How do i show the following series from n=1 to infinity converges?
$$\sum\frac{(n!)^2}{(2n)!}$$
what i did was apply the ratio test so i ended up with
the limit as n--> infinity of
$$\frac{((n+1)^2)(n!)^2}{(2(n+1))!(2n)!}(\frac{((2n)!}{(n!)^2})$$

then after the cancelation of the factorial terms, this limit goes to infinity...
however this series converges by the answer i have for this problem. where did i go wrong?

thanks

Last edited: Oct 16, 2005
2. Oct 16, 2005

### AKG

For one, it appears you have an extra (2n)! in your denominator. You also appear to have an extra bracket in the top-right area, not that it matters. But I got that the limit goes to 1/4, so the series converges. I don't know how you got infinity. The extra (2n)! in the denominator should have made it converge even "more", so I'm not sure what kind of cancelling you did.

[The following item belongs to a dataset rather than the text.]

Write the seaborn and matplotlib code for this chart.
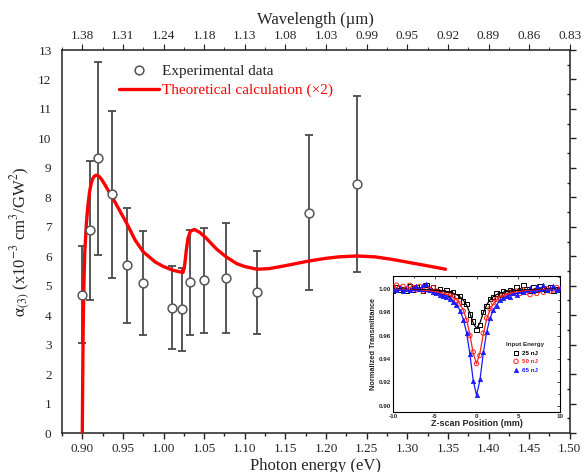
import numpy as np
import pandas as pd
import matplotlib
matplotlib.use("Agg")
import matplotlib.pyplot as plt
import seaborn as sns
from matplotlib.ticker import MultipleLocator, FixedLocator, NullFormatter
from matplotlib.lines import Line2D

# ---------------- data ----------------
exp_energy = [0.900, 0.909, 0.919, 0.936, 0.955, 0.975, 1.011, 1.023, 1.032, 1.050, 1.077, 1.115, 1.179, 1.238]
exp_alpha = [4.70, 6.88, 9.32, 8.10, 5.70, 5.08, 4.26, 4.20, 5.11, 5.19, 5.27, 4.77, 7.47, 8.46]
exp_err = [1.65, 2.37, 3.28, 2.83, 1.95, 1.77, 1.42, 1.40, 1.77, 1.78, 1.86, 1.41, 2.63, 2.99]

theo_energy = [0.900, 0.9005, 0.901, 0.902, 0.903, 0.905, 0.907, 0.909, 0.911, 0.913, 0.915,
               0.917, 0.919, 0.921, 0.924, 0.928, 0.933, 0.940, 0.948,
               0.955, 0.965, 0.975, 0.990, 1.000, 1.011, 1.020, 1.024, 1.026, 1.028, 1.030,
               1.033, 1.038, 1.045, 1.053, 1.065, 1.077, 1.090, 1.100, 1.115, 1.130, 1.150,
               1.179, 1.200, 1.216, 1.238, 1.260, 1.280, 1.300, 1.320, 1.347]
theo_alpha = [0.00, 1.80, 3.40, 5.10, 6.10, 7.10, 7.75, 8.20, 8.48, 8.64, 8.72,
              8.75, 8.74, 8.70, 8.60, 8.42, 8.18, 7.85, 7.45,
              7.10, 6.55, 6.15, 5.80, 5.65, 5.53, 5.47, 5.45, 5.70, 6.20, 6.60,
              6.85, 6.91, 6.80, 6.60, 6.25, 5.98, 5.75, 5.65, 5.56, 5.58, 5.68,
              5.84, 5.93, 5.98, 6.01, 5.98, 5.90, 5.80, 5.70, 5.56]

energy_ticks = [0.90, 0.95, 1.00, 1.05, 1.10, 1.15, 1.20, 1.25, 1.30, 1.35, 1.40, 1.45, 1.50]
wavelength_labels = ['1.38', '1.31', '1.24', '1.18', '1.13', '1.08', '1.03', '0.99',
                     '0.95', '0.92', '0.89', '0.86', '0.83']

# inset (Z-scan) data
z_pos = [-10.0, -9.6, -9.2, -8.8, -8.4, -8.0, -7.6, -7.2, -6.8, -6.4, -6.0, -5.6, -5.2,
         -4.8, -4.4, -4.0, -3.6, -3.2, -2.8, -2.4, -2.0, -1.6, -1.2, -0.8, -0.4, 0.0,
         0.4, 0.8, 1.2, 1.6, 2.0, 2.4, 2.8, 3.2, 3.6, 4.0, 4.4, 4.8, 5.2, 5.6, 6.0,
         6.4, 6.8, 7.2, 7.6, 8.0, 8.4, 8.8, 9.2, 9.6, 10.0]
t_25nJ = [0.998, 1.001, 0.999, 1.000, 0.998, 1.002, 0.999, 1.001, 1.000, 0.998, 1.003, 0.999, 1.001,
          0.998, 1.000, 0.997, 0.999, 0.996, 0.997, 0.994, 0.994, 0.989, 0.987, 0.978, 0.972, 0.965,
          0.969, 0.980, 0.985, 0.991, 0.993, 0.996, 0.995, 0.998, 0.997, 0.999, 0.998, 1.001, 0.999,
          1.003, 1.000, 0.998, 1.001, 0.999, 1.002, 1.000, 0.999, 1.001, 0.998, 1.000, 0.999]
t_50nJ = [1.002, 1.003, 1.001, 1.002, 1.000, 1.003, 1.001, 0.999, 1.002, 0.998, 1.000, 0.999, 1.001,
          0.998, 0.997, 0.996, 0.996, 0.994, 0.993, 0.990, 0.987, 0.981, 0.973, 0.960, 0.946, 0.936,
          0.943, 0.962, 0.975, 0.983, 0.988, 0.991, 0.992, 0.995, 0.994, 0.997, 0.996, 0.998, 0.996,
          0.999, 0.997, 0.995, 0.998, 0.996, 0.999, 0.997, 1.000, 0.998, 0.999, 1.001, 0.999]
t_65nJ = [1.000, 0.999, 1.001, 0.998, 1.000, 0.999, 1.001, 1.002, 1.000, 1.003, 1.004, 0.999, 0.997,
          0.996, 0.995, 0.994, 0.993, 0.991, 0.989, 0.986, 0.981, 0.973, 0.962, 0.944, 0.921, 0.909,
          0.923, 0.946, 0.963, 0.975, 0.982, 0.985, 0.990, 0.992, 0.994, 0.993, 0.996, 0.995, 0.998,
          0.997, 0.999, 1.001, 0.998, 1.002, 1.000, 1.003, 0.999, 1.001, 1.002, 0.999, 1.001]

z_fit = [-10, -9, -8, -7, -6, -5, -4, -3.6, -3.2, -2.8, -2.4, -2.0, -1.6, -1.2, -0.8, -0.4, 0,
         0.4, 0.8, 1.2, 1.6, 2.0, 2.4, 2.8, 3.2, 3.6, 4, 5, 6, 7, 8, 9, 10]
fit_25nJ = [0.9997, 0.9996, 0.9995, 0.9993, 0.9991, 0.9987, 0.9980, 0.9976, 0.9970, 0.9962, 0.9950,
            0.9932, 0.9904, 0.9861, 0.9793, 0.9707, 0.9660, 0.9707, 0.9793, 0.9861, 0.9904, 0.9932,
            0.9950, 0.9962, 0.9970, 0.9976, 0.9980, 0.9987, 0.9991, 0.9993, 0.9995, 0.9996, 0.9997]
fit_50nJ = [0.9994, 0.9992, 0.9990, 0.9987, 0.9983, 0.9975, 0.9962, 0.9954, 0.9943, 0.9928, 0.9905,
            0.9872, 0.9820, 0.9738, 0.9610, 0.9448, 0.9360, 0.9448, 0.9610, 0.9738, 0.9820, 0.9872,
            0.9905, 0.9928, 0.9943, 0.9954, 0.9962, 0.9975, 0.9983, 0.9987, 0.9990, 0.9992, 0.9994]
fit_65nJ = [0.9991, 0.9989, 0.9986, 0.9982, 0.9975, 0.9965, 0.9946, 0.9935, 0.9919, 0.9897, 0.9865,
            0.9818, 0.9744, 0.9627, 0.9445, 0.9216, 0.9090, 0.9216, 0.9445, 0.9627, 0.9744, 0.9818,
            0.9865, 0.9897, 0.9919, 0.9935, 0.9946, 0.9965, 0.9975, 0.9982, 0.9986, 0.9989, 0.9991]
inset_series = ['25 nJ', '50 nJ', '65 nJ']

# ---------------- style ----------------
sns.set_style("white")
plt.rcParams['font.family'] = ['Liberation Serif', 'DejaVu Serif']
plt.rcParams['mathtext.fontset'] = 'stix'

fig = plt.figure(figsize=(5.82, 4.72), dpi=100)
ax = fig.add_axes([0.1065, 0.0826, 0.8725, 0.8114])

theo_df = pd.DataFrame({'E': theo_energy, 'a': theo_alpha})
sns.lineplot(data=theo_df, x='E', y='a', ax=ax, color='#ff0000', lw=2.4, sort=False,
             estimator=None, zorder=3)
ax.errorbar(exp_energy, exp_alpha, yerr=exp_err, fmt='none', ecolor='#4a4a4a',
            elinewidth=1.3, capsize=3.2, capthick=1.3, zorder=2)
exp_df = pd.DataFrame({'E': exp_energy, 'a': exp_alpha})
sns.scatterplot(data=exp_df, x='E', y='a', ax=ax, marker='o', s=40, facecolor='white',
                edgecolor='#555555', linewidth=1.1, zorder=4)

ax.set_xlim(0.875, 1.50)
ax.set_ylim(0, 13)
ax.xaxis.set_major_locator(FixedLocator(energy_ticks))
ax.xaxis.set_minor_locator(MultipleLocator(0.025))
ax.yaxis.set_major_locator(MultipleLocator(1))
ax.yaxis.set_minor_locator(MultipleLocator(0.5))
ax.set_xticklabels([f"{v:.2f}" for v in energy_ticks])
ax.tick_params(axis='both', which='major', labelsize=9.5, color='#222222', width=1.0)
ax.tick_params(axis='x', which='major', direction='out', length=4, pad=3)
ax.tick_params(axis='x', which='minor', direction='out', length=2.5, width=1.0, color='#222222')
ax.tick_params(axis='y', which='major', direction='out', length=4, right=True)
ax.tick_params(axis='y', which='minor', direction='in', length=2.5, width=1.0, color='#222222', right=True)
for sp in ax.spines.values():
    sp.set_color('#222222')
    sp.set_linewidth(1.1)
ax.set_xlabel('Photon energy (eV)', fontsize=12, labelpad=2)
ax.set_ylabel(r'$\mathrm{\alpha}_{(3)}$ (x10$^{-3}$ cm$^{3}$/GW$^{2}$)', fontsize=12, labelpad=4)

# top wavelength axis
axt = ax.twiny()
axt.set_xlim(ax.get_xlim())
axt.xaxis.set_major_locator(FixedLocator(energy_ticks))
axt.xaxis.set_minor_locator(MultipleLocator(0.025))
axt.set_xticklabels(wavelength_labels)
axt.tick_params(axis='x', which='major', direction='out', length=4, labelsize=9.5, pad=2,
                color='#222222')
axt.tick_params(axis='x', which='minor', direction='out', length=2.5, color='#222222')
axt.set_xlabel('Wavelength (\u00b5m)', fontsize=12, labelpad=4)
for sp in axt.spines.values():
    sp.set_visible(False)

# legend
handles = [Line2D([], [], marker='o', ls='none', markerfacecolor='white',
                  markeredgecolor='#555555', markersize=6.3, markeredgewidth=1.1),
           Line2D([], [], color='#ff0000', lw=2.4)]
leg = ax.legend(handles, ['Experimental data', 'Theoretical calculation (\u00d72)'],
                loc='upper left', bbox_to_anchor=(0.112, 0.962), frameon=False,
                fontsize=11, handlelength=2.6, handletextpad=0.25, labelspacing=0.35,
                borderpad=0, borderaxespad=0)
leg.get_texts()[1].set_color('#ff0000')
leg.get_texts()[0].set_color('#222222')

# ---------------- inset ----------------
axi = fig.add_axes([0.6753, 0.128, 0.287, 0.2875])
axi.set_facecolor('white')
sans = ['Liberation Sans', 'DejaVu Sans']
colors = ['black', '#ff2020', '#1a1aff']
markers = ['s', 'o', '^']
values = [t_25nJ, t_50nJ, t_65nJ]
fits = [fit_25nJ, fit_50nJ, fit_65nJ]
for name, col, mk, vals, ft in zip(inset_series, colors, markers, values, fits):
    df = pd.DataFrame({'z': z_pos, 'T': vals})
    if mk == '^':
        sns.scatterplot(data=df, x='z', y='T', ax=axi, marker=mk, s=10, color=col,
                        edgecolor=col, linewidth=0.5, label=name, zorder=3)
    else:
        sns.scatterplot(data=df, x='z', y='T', ax=axi, marker=mk, s=10, facecolor='none',
                        edgecolor=col, linewidth=0.7, label=name, zorder=3)
    fdf = pd.DataFrame({'z': z_fit, 'T': ft})
    sns.lineplot(data=fdf, x='z', y='T', ax=axi, color=col, lw=0.9, sort=False,
                 estimator=None, zorder=4, legend=False)

axi.set_xlim(-10, 10)
axi.set_ylim(0.895, 1.011)
axi.xaxis.set_minor_locator(MultipleLocator(2.5))
axi.yaxis.set_minor_locator(MultipleLocator(0.01))
axi.tick_params(which='both', direction='in', top=True, right=True, length=2, width=0.6,
                labelsize=4.5, pad=1.5)
axi.tick_params(which='minor', length=1.2)
axi.set_xticks([-10, -5, 0, 5, 10])
axi.set_xticklabels(['-10', '-5', '0', '5', '10'], fontweight='bold', family=sans)
axi.set_yticks([0.90, 0.92, 0.94, 0.96, 0.98, 1.00])
axi.set_yticklabels(['0.90', '0.92', '0.94', '0.96', '0.98', '1.00'], fontweight='bold', family=sans)
for sp in axi.spines.values():
    sp.set_linewidth(0.8)
    sp.set_color('black')
axi.set_xlabel('Z-scan Position (mm)', fontsize=6.5, fontweight='bold', family=sans, labelpad=0.5)
axi.set_ylabel('Normalized Transmittance', fontsize=5.3, fontweight='bold', family=sans, labelpad=1)
ileg = axi.legend(loc='center', bbox_to_anchor=(0.79, 0.40), frameon=False, fontsize=4.5,
                  title='Input Energy', title_fontproperties={'family': sans, 'weight': 'bold', 'size': 4.5},
                  handletextpad=0.3, labelspacing=0.5, markerscale=1.0, handlelength=1.2)
for t, c in zip(ileg.get_texts(), colors):
    t.set_color(c)
    t.set_fontweight('bold')
    t.set_family(sans)

fig.savefig('out.png', dpi=100, facecolor='white')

You can also compare this to $\sum _{n = 1} ^{\infty} 2^{-n}$ using induction to see that it converges. Note that (n!)²/(2n)! = ${{2n}\choose{n}} ^{-1}$.

Last edited: Oct 16, 2005
3. Oct 16, 2005

### Tom Mattson

Staff Emeritus
Ignore my initial response, I misread the problem.

You went wrong rewriting $(2(n+1))!$ as $2(n+1))!(2n)!$.

Go back to the definition of the factorial function. You will see that:

$(2(n+1))!=(2n+2)!=(2n+2)(2n+1)(2n)!$

4. Oct 16, 2005

### Hurkyl

Staff Emeritus
Your problem is probably that you tried to do several steps at once and messed up: try just writing the ratio first, then simplifying.